The patients included in our study were those with a complete TURBT, no carcinoma in situ, no hydronephrosis, T2–T4 disease with node negative status, aged 18–80 years and unifocal tumours. These patients were mostly ideal candidates for a TMT approach and the patients were also not fairly those who were deemed unsuitable for surgery but those who were unwilling to undergo a radical cystectomy. There has not been a phase III randomized controlled trial directly comparing radical cystectomy with TMT. An attempt to derive comparative outcome analysis between radical cystectomy and trimodality therapy has been made by several authors. However, these suffer from many confounders and existence of imbalance between patient and tumour factors. A propensity score analysis by Kulkarni et al. showed no difference in disease-specific survival in two arms and the rate of salvage cystectomy in the TMT arm was 10% [4]. The long-term outcome reported by the Massachusetts General Hospital, Boston group suggested excellent 10-year disease-specific survival of 59% and overall survival of 39%. The 5-year salvage cystectomy rate was 16% in patients treated between 2005 and 2013 [32]. Systemic dissemination remains one of the predominant failure patterns in patients treated with either radical cystectomy or TMT. To combat this, some authors have also suggested incorporation of neo-adjuvant chemotherapy with the TMT approach, and this needs to be validated in future clinical trials to further improve the outcome of patients treated with the TMT approach [33].

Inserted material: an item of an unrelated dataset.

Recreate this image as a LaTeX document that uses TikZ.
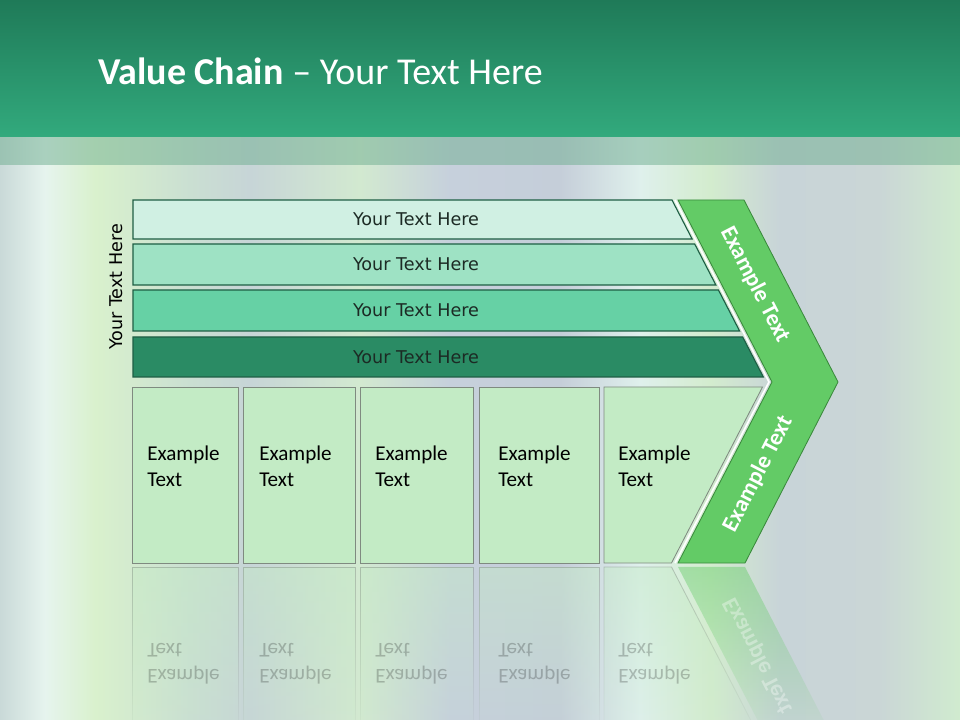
\documentclass[tikz,border=0pt]{standalone}
\usepackage{fontspec}
\setmainfont{Carlito}
\newfontfamily\tahoma{DejaVu Sans}
\usepackage{tikz}
\usetikzlibrary{positioning, fadings}
\definecolor{headTop}{HTML}{1F7A58}
\definecolor{headBottom}{HTML}{32AA7D}
\definecolor{bandTint}{HTML}{6FAE90}
\definecolor{barA}{HTML}{D0F0E3}
\definecolor{barB}{HTML}{9EE2C4}
\definecolor{barC}{HTML}{66D1A5}
\definecolor{barD}{HTML}{2A8B64}
\definecolor{barLine}{HTML}{1E5E44}
\definecolor{barText}{HTML}{1C2A24}
\definecolor{cellFill}{HTML}{C3EBC5}
\definecolor{cellLine}{HTML}{7F8A80}
\definecolor{chevronFill}{HTML}{63CB66}
\definecolor{chevronLine}{HTML}{3A8A3C}
\definecolor{bgA}{HTML}{C9D9D8}
\definecolor{bgB}{HTML}{E6F4EE}
\definecolor{bgC}{HTML}{D9F1CD}
\definecolor{bgD}{HTML}{CADFD2}
\definecolor{bgE}{HTML}{C7D5D7}
\definecolor{bgF}{HTML}{D2E9D0}
\definecolor{bgG}{HTML}{C6D0DC}
\definecolor{bgH}{HTML}{C5CED9}
\definecolor{bgI}{HTML}{DFF0EC}
\definecolor{bgJ}{HTML}{D3ECCE}
\definecolor{bgK}{HTML}{C8D4D8}
\definecolor{bgL}{HTML}{CAD6D6}
\definecolor{bgM}{HTML}{D0EBCF}

\tikzset{
  barshape/.style={draw=barLine, line width=0.8pt},
  bartext/.style={font=\tahoma\fontsize{12.5}{14}\selectfont, text=barText},
  cell/.style={draw=cellLine, fill=cellFill, line width=0.6pt},
  celltext/.style={font=\fontsize{15}{18.5}\selectfont, align=left, anchor=west, inner sep=0pt, text=black},
  chevron/.style={draw=chevronLine, fill=chevronFill, line width=0.6pt},
  chevrontext/.style={font=\bfseries\fontsize{16.5}{18}\selectfont, text=white},
  mirror/.style={path fading=south, opacity=0.45}
}

\begin{document}
\begin{tikzpicture}[x=0.025cm, y=-0.025cm]
\useasboundingbox (0,0) rectangle (960,720);

% backdrop
\foreach \xa/\xb/\ca/\cb in {0/45/bgA/bgB, 45/95/bgB/bgC, 95/190/bgC/bgD, 190/250/bgD/bgE,
  250/360/bgE/bgF, 360/450/bgF/bgG, 450/560/bgG/bgH, 560/640/bgH/bgI, 640/710/bgI/bgJ,
  710/780/bgJ/bgK, 780/880/bgK/bgL, 880/960/bgL/bgM}
  \fill[left color=\ca, right color=\cb] (\xa,137) rectangle (\xb,720);
\fill[top color=headTop, bottom color=headBottom] (0,0) rectangle (960,137);
\fill[bandTint, opacity=0.5] (0,137) rectangle (960,165);

\node[anchor=base west, text=white, inner sep=0pt, font=\fontsize{27}{30}\selectfont]
  (title) at (98,85) {\textbf{Value Chain} -- Your Text Here};

% bars
\foreach \yt/\yb/\col [count=\i] in {200/239/barA, 244/285/barB, 290/331/barC, 337/377/barD} {
  \draw[barshape, fill=\col] (133,\yt) -- ({672+0.516*(\yt-200)},\yt)
    -- ({672+0.516*(\yb-200)},\yb) -- (133,\yb) -- cycle;
  \node[bartext] (bar\i) at (416,{(\yt+\yb)/2}) {Your Text Here};
}
\node[bartext, text=black, rotate=90] (side) at (116,287) {Your Text Here};

% cells
\foreach \xa/\xb/\pad [count=\i] in {132/238/15, 243/355/16, 360/473/15, 479/599/19} {
  \draw[cell] (\xa,387) rectangle (\xb,563);
  \node[celltext] (cell\i) at (\xa+\pad,466) {Example\\Text};
  \draw[cell, mirror] (\xa,567) rectangle (\xb,743);
  \node[celltext, yscale=-1, opacity=0.22] (echo\i) at (\xa+\pad,664) {Example\\Text};
}
\draw[cell] (604,387) -- (762.5,387) -- (671.5,563) -- (604,563) -- cycle;
\node[celltext] (cell5) at (618,466) {Example\\Text};
\draw[cell, mirror] (604,567) -- (671.5,567) -- (762.5,743) -- (604,743) -- cycle;
\node[celltext, yscale=-1, opacity=0.22] (echo5) at (618,664) {Example\\Text};

% chevron
\draw[white, line width=1.2pt] (675,200) -- (769,382) -- (675,563);
\draw[chevron] (678,200) -- (744,200) -- (838,382) -- (745,563) -- (678,563) -- (772,382) -- cycle;
\node[chevrontext, rotate=-62.7] (upper) at (755,285) {Example Text};
\node[chevrontext, rotate=62.7] (lower) at (758,474) {Example Text};
\fill[chevronFill, mirror] (678,567) -- (745,567) -- (838,748) -- (772,748) -- cycle;
\node[chevrontext, rotate=-62.7, yscale=-1, opacity=0.35] (echo6) at (758,656) {Example Text};
\end{tikzpicture}
\end{document}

The follow-up of patients with bladder cancer could be tricky and is mostly guided by consensus guidelines rather than evidence-based practice. Particularly, the interpretation of cystoscopy after definitive TMT may be difficult. After definitive trimodality therapy of muscle invasive bladder cancer, urine cytology, liver and renal function tests are recommended every 3–6 months for the first 2 years. Imaging of chest, abdomen and pelvis is recommended every 3–6 months for 2 years. Random biopsies are also recommended by ESMO guideline in these patients at every 3–6-month interval for 2 years [34]. However, random biopsies are not recommended during follow-up by NCCN guidelines [35]. We used cystoscopy, urine cytology, imaging and kidney function tests including serum electrolytes for follow-up of patients as mentioned in the materials and methods section. We did not use random biopsies in our cohort of patients during follow-up as we had excluded patients with multifocal disease and those with carcinoma in situ disease.
The strength of our study lies in the inclusion of a relatively uniform group of patients, and exclusion of patients with hydronephrosis, previous BCG therapy or any neoadjuvant chemotherapy. All our patients received CRT as per protocol along with image guidance with minimal treatment interruption, thus implying good compliance. Properly selected patients with strict compliance, detailed toxicity reporting and complete follow-up data provide value to our study. However, our study had inherent limitations of a relatively small patient number and relatively short follow-up.